Dog training, Steve told us, is like
MapQuest. There are really only two things you need to know: where
you are now, and where you want to go.
It’s important to know where you are
because if you don’t, you might just go in the wrong direction.
While a dog’s past can give you some insight into his behavior, it
can also color your perceptions. It’s important to know where your
dog really is, not where you think he is.
This is why baselining is so important.
It gives you an objective way to know where you and your dog
currently are. For each training task that a dog/person team worked
on, we took a baseline. We found that Steve was right when he said
the easiest way to get a useful baseline was by doing one rep of the
behavior. This one rep could be done cold or it could be done after
the dog was warmed up with other behaviors. Either way, we
would quickly know where the dog was.
We used a really cool chart, which I
have recreated in Excel for illustrative purposes, to take the
baseline:
As you can see, this actually measures
six different components of that single repetition of the behavior.
The first three have to do with the fluency of the behavior. (Fluency
means that the dog can perform without thought. However, this may
only happen in a single environment or with a particular person.)
Accuracy refers to what the behavior looks like. Did the dog do the
behavior correctly? Latency means how quickly your dog responds to
the cue. Speed/Intensity refers to, well, how fast or intense the
behavior is.
The next three have to do with
generalization. (Generalization is when the behavior is fluent in any
environment with any person, and despite competing environmental
demands.) Is the dog able to do it with duration? From a distance?
When there are distractions?
For each component, you choose whether
the dog’s response was unacceptable, needs improvement, met the
standard you set, exceeded expectations, or was considered excellent.
If your dog scores all 3s or above, then you can increase criteria.
The really tricky part of baselining is
making sure that you are very clear in what you’re looking at. A
sit is not just a sit. To one person, a sit may mean that the dog’s
butt hits the ground within 5 seconds or so. To another, a sit may
been that the dog’s elbows are straight and the hips square, that
the dog did a tuck sit (where the back legs come under him rather
than the dog rocking backwards into the sit), that the response
happens within a second of being cues with a single verbal cue, and
that the dog remains in the sit until told otherwise.

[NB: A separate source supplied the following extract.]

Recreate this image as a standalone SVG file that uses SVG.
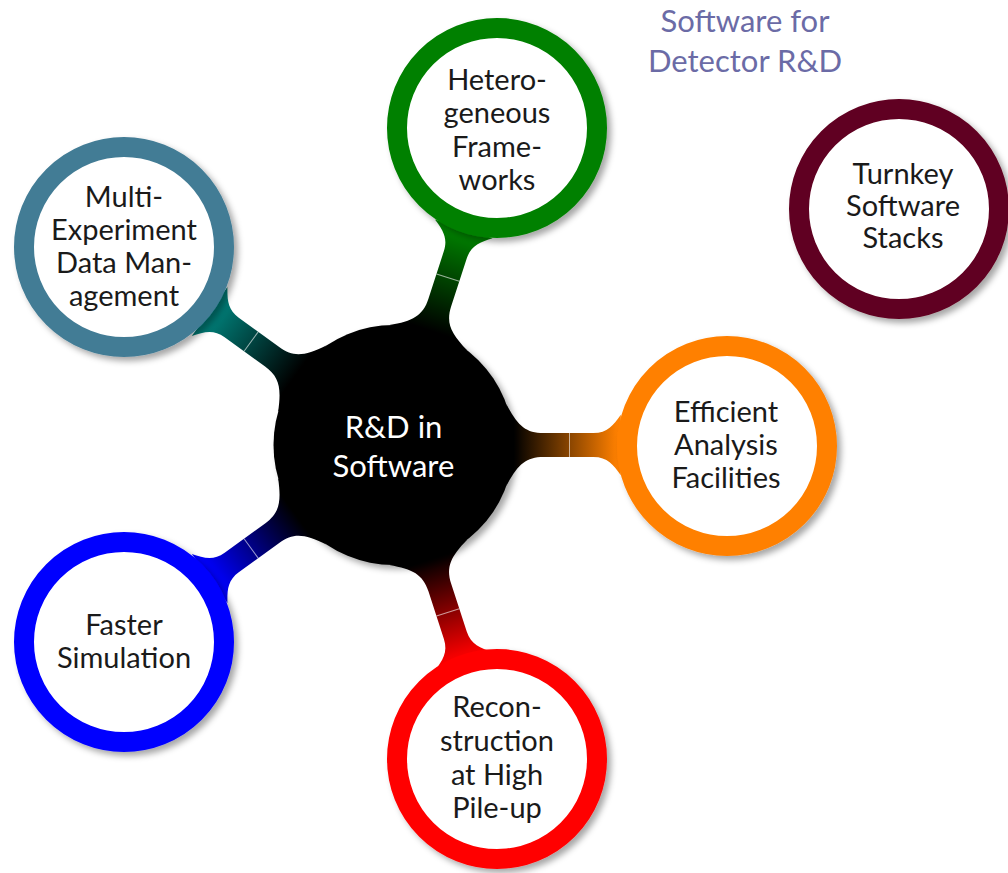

Pretty big difference in those two
descriptions, isn’t there? During the working sessions, we spent a
lot of time nailing down exactly what we were looking at. I was
sometimes surprised to discover that I envisioned the behavior
looking completely different from the way my teammates had envisioned
it. We got quite good at describing what we were about to do very
clearly: I am going to stand in front of my dog while she’s
standing at a distance of 3 feet, then give her a single hand signal
to sit. I expect that her but will be on the ground within 2 seconds;
I don’t care what the sit looks like.
This might seem picky and pedantic, but
not only will it help you get an accurate baseline, it’s also
important to do this when you start your training sessions. Remember,
part of MapQuest is both knowing where you currently are and
knowing where you want to go. Just as there is a big difference
between Madison, Wisconsin and Madison, South Dakota, there is a big
difference between a competition sit and a puppy sit.
Now, I’ll be honest. All of this
seems like a lot of work. I probably won’t be busting out the forms
any time in the future. I’ve tried record keeping in the past and
honestly, I’m just lazy. But I do want to play with the idea of a
single-rep baseline and I will definitely be better about
articulating my criteria before I start training.
What about you? Will you incorporate
any of this information in your training?